5. Berg orchestral and vocal works. Difficult to choose a single example here. I surprise even myself in opting for the LSO rather than the Vienna Philharmonic, but with the proverbial gun held to my head, I think I should, and not only for Margaret Price. Abbado's Romantic warmth illuminates and clarifies the Bergian labyrinth without a hint of chilliness. Prepare to be overwhelmed by the Three Orchestral Pieces and ravished by the Altenberg-Lieder. Or should that be the other way around? And then there is the Lulu-Suite: perhaps the finest recording I know. Truly no one has ever conducted Berg better - and only a handful of conductors would be mentioned in the same breath

6. Mendelssohn's 'Reformation' Symphony. One of the most scandalously neglected of Romantic symphonies, sounding every inch a masterpiece in Abbado's hands. Again, the LSO proves a perfect partner! Freshness and weight are shown to be anything but antithetical; harmony provides the key.

7. Nono's Il canto sospeso and Mahler's Kindertotenlieder. This recording resulted from a 'provocation', as Abbado's longtime friend, Luigi Nono would have put it - and such as 'provoked' all or at least many of his works. In this case, the return of mass racial violence to Europe as Yugoslavia disintegrated, provoked Abbado and his colleagues to issue this cry for help. Nono's cry from the heart resounds with an exquisite agony that is judged to perfection. Perhaps no work was closer to Abbado's heart.
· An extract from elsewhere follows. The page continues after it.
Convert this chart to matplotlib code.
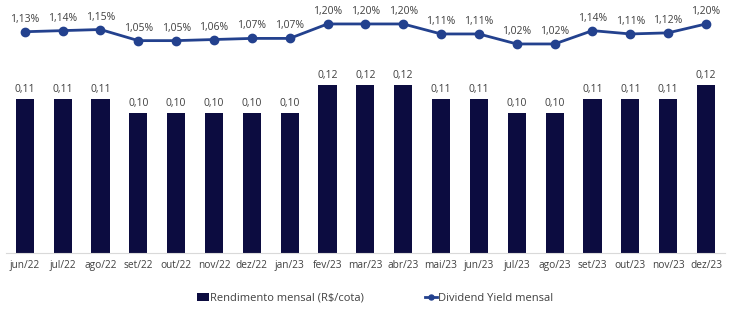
from matplotlib import pyplot as plt
import numpy as np

# Monthly income per share and dividend yield
months = ["jun/22", "jul/22", "ago/22", "set/22", "out/22", "nov/22", "dez/22", "jan/23", "fev/23",
          "mar/23", "abr/23", "mai/23", "jun/23", "jul/23", "ago/23", "set/23", "out/23", "nov/23", "dez/23"]
rendimento = [0.11, 0.11, 0.11, 0.10, 0.10, 0.10, 0.10, 0.10, 0.12, 0.12, 0.12, 0.11, 0.11, 0.10, 0.10, 0.11, 0.11, 0.11, 0.12]
dy = [1.13, 1.14, 1.15, 1.05, 1.05, 1.06, 1.07, 1.07, 1.20, 1.20, 1.20, 1.11, 1.11, 1.02, 1.02, 1.14, 1.11, 1.12, 1.20]

plt.rcParams['font.family'] = ['Open Sans', 'DejaVu Sans']
bar_color = '#0c0c40'
line_color = '#23418e'
text_color = '#404040'

n = len(months)
x = np.arange(n)

fig = plt.figure(figsize=(7.30, 3.09), dpi=100)
ax = fig.add_axes([0.008, 0.181, 0.985, 0.803])
ax.bar(x, rendimento, width=0.48, color=bar_color, label='Rendimento mensal (R\\$/cota)')
for xi, v in zip(x, rendimento):
    ax.annotate(f"{v:.2f}".replace('.', ','), (xi, v), xytext=(0, 3), textcoords='offset points',
                ha='center', va='bottom', fontsize=7.5, color=text_color)
ax.set_xlim(-0.5, n - 0.5)
ax.set_ylim(0, 0.177)
ax.set_xticks(x)
ax.set_xticklabels(months, fontsize=7.3, color=text_color)
ax.tick_params(axis='x', length=0, pad=5)
ax.set_yticks([])
for s in ['top', 'left', 'right']:
    ax.spines[s].set_visible(False)
ax.spines['bottom'].set_color('#d9d9d9')

ax2 = ax.twinx()
ax2.plot(x, dy, color=line_color, marker='o', markersize=6, linewidth=2, label='Dividend Yield mensal')
for xi, v in zip(x, dy):
    ax2.annotate(f"{v:.2f}%".replace('.', ','), (xi, v), xytext=(0, 5), textcoords='offset points',
                 ha='center', va='bottom', fontsize=7.5, color=text_color)
ax2.set_ylim(-0.861, 1.371)
ax2.set_yticks([])
for s in ['top', 'left', 'right', 'bottom']:
    ax2.spines[s].set_visible(False)

h1, l1 = ax.get_legend_handles_labels()
h2, l2 = ax2.get_legend_handles_labels()
fig.legend(h1 + h2, l1 + l2, loc='center', bbox_to_anchor=(0.514, 0.035), ncol=2, frameon=False,
           fontsize=8, labelcolor=text_color, handlelength=1.1, handletextpad=0.1, columnspacing=5.5,
           markerscale=0.6)

fig.savefig('out.png', dpi=100)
8. Mozart concert arias and Strauss songs. 'Accompanist' is both the right and wrong word for this ultimate in collegiate music making - not that we should forget Christine Schäfer's part in these well-nigh perfect performances! Again, Elysium comes to mind with Mozart, and the loving care with which Strauss's writing is delineated and communicated has one lamenting that a projected series of all of that composer's orchestral songs never materialised. I have never understood why this outstanding disc is not better known.


Rob said...

Thanks for sharing your list. There are some surprises here (the Pergolesi, for one), and several recordings I actually own (the Mendelssohn and the Christine Schäfer recital) that I now need to listen to again.

I am surprised at how sad I am about Maestro Abbado's passing.

Thanks again!

Unknown said...

Abbado left so many amazing recordings of Verdi, Strauss, Wagner, and Bizet, I would find it impossible to compile this list. Could you tell me if either of his Mozart operas are worth listening too, I've hear mixed review

The Wagnerian said...

I have been a little "out of communication" for a while and only was made aware of this by your post Mark. Sad. Very sad

Curtis Rogers said...

I would concur with the list. Other thoughts of my own all turn to Brahms. Sadly I never managed to hear Abbado live, but the nearest I came was seeing the broadcast of his conducting the German Requiem at the Musikverein as part of the centenary commemoration in 1997. I think this was my first encounter with that work, and I can still recall what seemed to me to be his complete humility before the music, resulting in a quiet but profoundly spiritual reading of that work. I still have it recorded somewhere on video tape (remember those?)

Secondly, in support of Mark's comment about the Pergolesi and Abbado's service of more 'modest' music, I enjoy his recording of Brahms's two orchestral Serenades. It would probably be a case of special pleading to say that these pieces require much more exposure than (the little) they already have, but Abbado's breezy and genial accounts seem to make as good a case for them as any others could.

Lastly, Abbado's partnership with Pollini is, for me, well exemplified in their fine recording of Brahms's 2nd Piano Concerto. Neither overdo the already grand, symphonic pretensions of this magnificent work.